Sudbury entices developers to clean up contaminated sites
Sudbury aims to woo property owners and developers to rehabilitate polluted sites and use them again
A new strategy for redeveloping contaminated sites like former gas stations gets its first test before Sudbury city councillors at meeting Monday night.
The city’s planning committee will vote on a $45,000 tax incentive that may encourage a developer to turn an old welding shop in into a four-unit apartment complex.
And Greater Sudbury is hoping to entice more developers with grants and tax incentives like these to rehabilitate these so-called brownfields.
“When I look at [these properties], I see their potential,” said city planner Jason Ferrigan.
“[These projects have the] potential to complete our streets and gateways into neighbourhoods and their potential to create new life for the city."

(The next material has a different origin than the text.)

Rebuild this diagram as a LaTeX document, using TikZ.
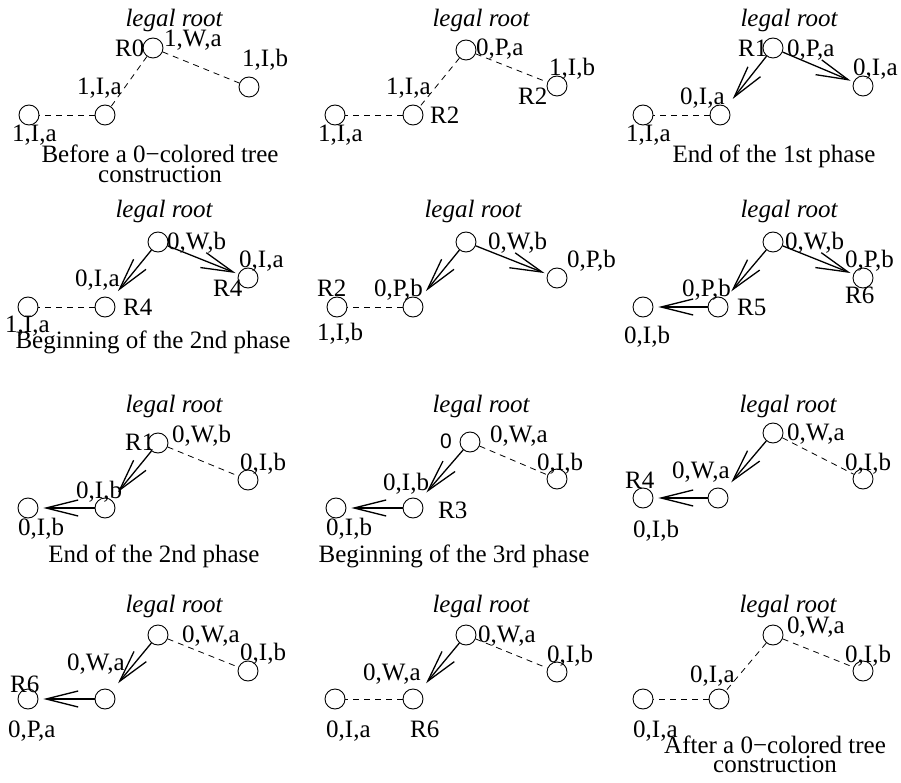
\documentclass[tikz,border=0pt]{standalone}
\usepackage{fontspec}
\setmainfont{Liberation Serif}
\newfontfamily\sfz{Liberation Sans}
\usetikzlibrary{arrows.meta}
\tikzset{
 vtx/.style={circle, draw, minimum size=20pt, inner sep=0pt, line width=0.9pt},
 lbl/.style={anchor=base west, inner sep=0pt},
 captxt/.style={anchor=base, inner sep=0pt},
 lr/.style={anchor=base, inner sep=0pt, font=\fontsize{25}{27}\selectfont\itshape},
 dsh/.style={dash pattern=on 6pt off 5pt, line width=0.8pt},
 arr/.style={line width=1.3pt, -{Straight Barb[length=32pt, width=16pt, line width=1.3pt]}},
 toM/.style={arr, shorten >=10pt},
 toS/.style={arr, shorten >=3pt},
 toL/.style={arr, shorten >=5pt},
}
\begin{document}
\begin{tikzpicture}[x=1pt, y=-1pt, every node/.append style={font=\fontsize{25}{27}\selectfont}]
\useasboundingbox (0,0) rectangle (901,783);
% ---- panel 1
\node[vtx] (aR) at (153,48) {};
\node[vtx] (aS) at (249,87) {};
\node[vtx] (aM) at (105,115) {};
\node[vtx] (aL) at (29,115) {};
\node[lr] (aT) at (174,27) {legal root};
\node[lbl] (a1) at (115,57) {R0};
\node[lbl] (a2) at (164,47) {1,W,a};
\node[lbl] (a3) at (242,67) {1,I,b};
\node[lbl] (a4) at (77,95) {1,I,a};
\node[lbl] (a5) at (12,142) {1,I,a};
\node[captxt] (a6) at (160,163) {Before a 0−colored tree};
\node[captxt] (a7) at (160,183) {construction};
\draw[dsh] (aR) -- (aM);
\draw[dsh] (aR) -- (aS);
\draw[dsh] (aM) -- (aL);
% ---- panel 2
\node[vtx] (bR) at (466,50) {};
\node[vtx] (bS) at (557,86) {};
\node[vtx] (bM) at (413,115) {};
\node[vtx] (bL) at (335,115) {};
\node[lr] (bT) at (481,27) {legal root};
\node[lbl] (b1) at (476,56) {0,P,a};
\node[lbl] (b2) at (549,76) {1,I,b};
\node[lbl] (b3) at (518,105) {R2};
\node[lbl] (b4) at (386,95) {1,I,a};
\node[lbl] (b5) at (430,124) {R2};
\node[lbl] (b6) at (318,142) {1,I,a};
\draw[dsh] (bR) -- (bM);
\draw[dsh] (bR) -- (bS);
\draw[dsh] (bM) -- (bL);
% ---- panel 3
\node[vtx] (cR) at (773,48) {};
\node[vtx] (cS) at (863,86) {};
\node[vtx] (cM) at (720,115) {};
\node[vtx] (cL) at (643,115) {};
\node[lr] (cT) at (789,27) {legal root};
\node[lbl] (c1) at (738,57) {R1};
\node[lbl] (c2) at (787,57) {0,P,a};
\node[lbl] (c3) at (853,76) {0,I,a};
\node[lbl] (c4) at (680,105) {0,I,a};
\node[lbl] (c5) at (626,142) {1,I,a};
\node[captxt] (c6) at (774,163) {End of the 1st phase};
\draw[toM] (cR) -- (cM);
\draw[toS] (cR) -- (cS);
\draw[dsh] (cM) -- (cL);
% ---- panel 4
\node[vtx] (dR) at (158,242) {};
\node[vtx] (dS) at (248,278) {};
\node[vtx] (dM) at (105,307) {};
\node[vtx] (dL) at (28,307) {};
\node[lr] (dT) at (164,218) {legal root};
\node[lbl] (d1) at (167,250) {0,W,b};
\node[lbl] (d2) at (239,268) {0,I,a};
\node[lbl] (d3) at (213,296) {R4};
\node[lbl] (d4) at (75,287) {0,I,a};
\node[lbl] (d5) at (123,315) {R4};
\node[lbl] (d6) at (5,332) {1,I,a};
\node[captxt] (d7) at (153,348) {Beginning of the 2nd phase};
\draw[toM] (dR) -- (dM);
\draw[toS] (dR) -- (dS);
\draw[dsh] (dM) -- (dL);
% ---- panel 5
\node[vtx] (eR) at (466,242) {};
\node[vtx] (eS) at (557,278) {};
\node[vtx] (eM) at (413,307) {};
\node[vtx] (eL) at (337,307) {};
\node[lr] (eT) at (473,218) {legal root};
\node[lbl] (e1) at (488,250) {0,W,b};
\node[lbl] (e2) at (567,268) {0,P,b};
\node[lbl] (e3) at (374,297) {0,P,b};
\node[lbl] (e4) at (317,296) {R2};
\node[lbl] (e5) at (317,340) {1,I,b};
\draw[toM] (eR) -- (eM);
\draw[toS] (eR) -- (eS);
\draw[dsh] (eM) -- (eL);
% ---- panel 6
\node[vtx] (fR) at (773,242) {};
\node[vtx] (fS) at (863,278) {};
\node[vtx] (fM) at (718,307) {};
\node[vtx] (fL) at (643,307) {};
\node[lr] (fT) at (789,218) {legal root};
\node[lbl] (f1) at (785,250) {0,W,b};
\node[lbl] (f2) at (845,268) {0,P,b};
\node[lbl] (f3) at (845,303) {R6};
\node[lbl] (f4) at (682,297) {0,P,b};
\node[lbl] (f5) at (737,315) {R5};
\node[lbl] (f6) at (624,343) {0,I,b};
\draw[toM] (fR) -- (fM);
\draw[toS] (fR) -- (fS);
\draw[toL] (fM) -- (fL);
% ---- panel 7
\node[vtx] (gR) at (158,443) {};
\node[vtx] (gS) at (248,480) {};
\node[vtx] (gM) at (105,508) {};
\node[vtx] (gL) at (28,508) {};
\node[lr] (gT) at (174,412) {legal root};
\node[lbl] (g1) at (125,450) {R1};
\node[lbl] (g2) at (172,442) {0,W,b};
\node[lbl] (g3) at (240,470) {0,I,b};
\node[lbl] (g4) at (76,498) {0,I,b};
\node[lbl] (g5) at (18,535) {0,I,b};
\node[captxt] (g6) at (154,562) {End of the 2nd phase};
\draw[toM] (gR) -- (gM);
\draw[toL] (gM) -- (gL);
\draw[dsh] (gR) -- (gS);
% ---- panel 8
\node[vtx] (hR) at (470,442) {};
\node[vtx] (hS) at (557,479) {};
\node[vtx] (hM) at (413,508) {};
\node[vtx] (hL) at (336,508) {};
\node[lr] (hT) at (481,412) {legal root};
\node[lbl, font=\fontsize{21}{23}\selectfont\sfz] (h1) at (440,448) {0};
\node[lbl] (h2) at (490,442) {0,W,a};
\node[lbl] (h3) at (537,470) {0,I,b};
\node[lbl] (h4) at (383,490) {0,I,b};
\node[lbl] (h5) at (438,518) {R3};
\node[lbl] (h6) at (326,535) {0,I,b};
\node[captxt] (h7) at (454,562) {Beginning of the 3rd phase};
\draw[toM] (hR) -- (hM);
\draw[toL] (hM) -- (hL);
\draw[dsh] (hR) -- (hS);
% ---- panel 9
\node[vtx] (iR) at (773,433) {};
\node[vtx] (iS) at (863,479) {};
\node[vtx] (iM) at (718,498) {};
\node[vtx] (iL) at (643,498) {};
\node[lr] (iT) at (788,412) {legal root};
\node[lbl] (i1) at (787,440) {0,W,a};
\node[lbl] (i2) at (845,470) {0,I,b};
\node[lbl] (i3) at (672,478) {0,W,a};
\node[lbl] (i4) at (625,488) {R4};
\node[lbl] (i5) at (633,537) {0,I,b};
\draw[toM] (iR) -- (iM);
\draw[toL] (iM) -- (iL);
\draw[dsh] (iR) -- (iS);
% ---- panel 10
\node[vtx] (jR) at (158,635) {};
\node[vtx] (jS) at (248,671) {};
\node[vtx] (jM) at (105,699) {};
\node[vtx] (jL) at (28,699) {};
\node[lr] (jT) at (174,612) {legal root};
\node[lbl] (j1) at (182,642) {0,W,a};
\node[lbl] (j2) at (240,660) {0,I,b};
\node[lbl] (j3) at (67,670) {0,W,a};
\node[lbl] (j4) at (10,692) {R6};
\node[lbl] (j5) at (8,737) {0,P,a};
\draw[toM] (jR) -- (jM);
\draw[toL] (jM) -- (jL);
\draw[dsh] (jR) -- (jS);
% ---- panel 11
\node[vtx] (kR) at (466,635) {};
\node[vtx] (kS) at (557,672) {};
\node[vtx] (kM) at (413,699) {};
\node[vtx] (kL) at (335,699) {};
\node[lr] (kT) at (481,612) {legal root};
\node[lbl] (k1) at (478,642) {0,W,a};
\node[lbl] (k2) at (547,662) {0,I,b};
\node[lbl] (k3) at (363,680) {0,W,a};
\node[lbl] (k4) at (326,737) {0,I,a};
\node[lbl] (k5) at (410,737) {R6};
\draw[toM] (kR) -- (kM);
\draw[dsh] (kR) -- (kS);
\draw[dsh] (kM) -- (kL);
% ---- panel 12
\node[vtx] (lR) at (773,635) {};
\node[vtx] (lS) at (863,671) {};
\node[vtx] (lM) at (719,699) {};
\node[vtx] (lL) at (643,699) {};
\node[lr] (lT) at (788,612) {legal root};
\node[lbl] (l1) at (787,633) {0,W,a};
\node[lbl] (l2) at (845,662) {0,I,b};
\node[lbl] (l3) at (690,682) {0,I,a};
\node[lbl] (l4) at (633,737) {0,I,a};
\node[captxt] (l5) at (775,753) {After a 0−colored tree};
\node[captxt] (l6) at (775,772) {construction};
\draw[dsh] (lR) -- (lM);
\draw[dsh] (lR) -- (lS);
\draw[dsh] (lM) -- (lL);
\end{tikzpicture}
\end{document}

As crews clean up the pollution from an old service station at the former Kingsway Hotel, it is hoped the remediated land will draw interest from developers. The city stepped in because the land is contaminated with gas from two service stations that disappeared decades ago.
Meanwhile, as the cleanup continues on that former site continues, one of Sudbury’s first new gas stations in years is almost ready to open.
CBC News asked the Canadian Fuels Association if, a few decades from now, a clean-up will be needed on this Lasalle Boulevard location as well.
Spokesperson Eric Bristow said the the two sites aren't comparable, because all stations today have double-walled tanks and other safety measures.
"So all of these things really provide the environmental and human health protection,” he said.
Bristow, whose members include big gas retailers like Petro Canada, Shell, Imperial Oil and others, said they have remediated about 700 old gas station sites across Canada in the last four years — and another 200 or so that have been used for something temporary, like a parking lot.